If you operate RHEL in FIPS mode and use an application providing its own FIPS-mode-related configuration options, ignore these options and the corresponding application guidance. The system runs in FIPS mode and the system-wide cryptographic policies enforce only FIPS-compliant cryptography. For example, the Node.js configuration option --enable-fips is ignored if the system runs in FIPS mode. If you use the --enable-fips option on a system not running in FIPS mode, you do not meet the FIPS-140 compliance requirements.

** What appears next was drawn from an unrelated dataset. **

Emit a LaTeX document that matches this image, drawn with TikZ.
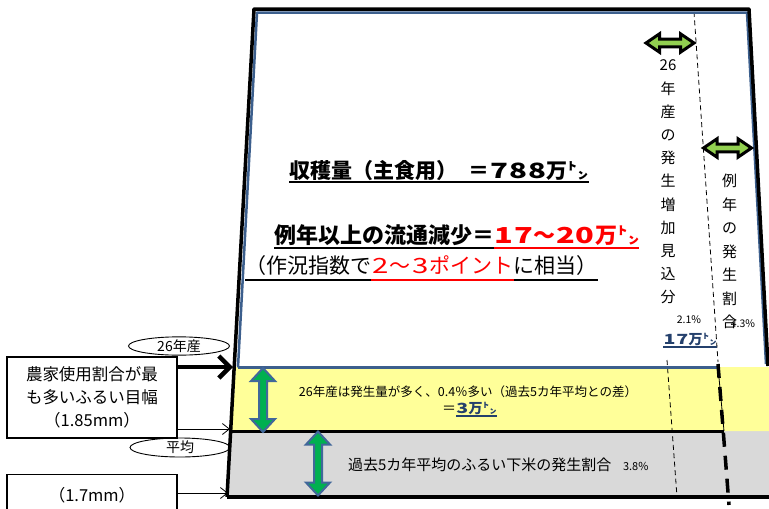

1.1.4. RHEL 10.0 OpenSSL FIPS indicators

Because RHEL introduced OpenSSL FIPS indicators before the OpenSSL upstream did, and both designs differ, the indicators might change in a future minor version of RHEL 10. After the potential adoption of the upstream API, the RHEL 10.0 indicators might return an error message "unsupported" instead of a result. See the OpenSSL FIPS Indicators GitHub document for details.

참고

For the certification status of RHEL 10 cryptographic modules according to the FIPS 140-3 requirements by the National Institute of Standards and Technology (NIST) Cryptographic Module Validation Program (CMVP), see the FIPS - Federal Information Processing Standards section on the Product compliance Red Hat Customer Portal page.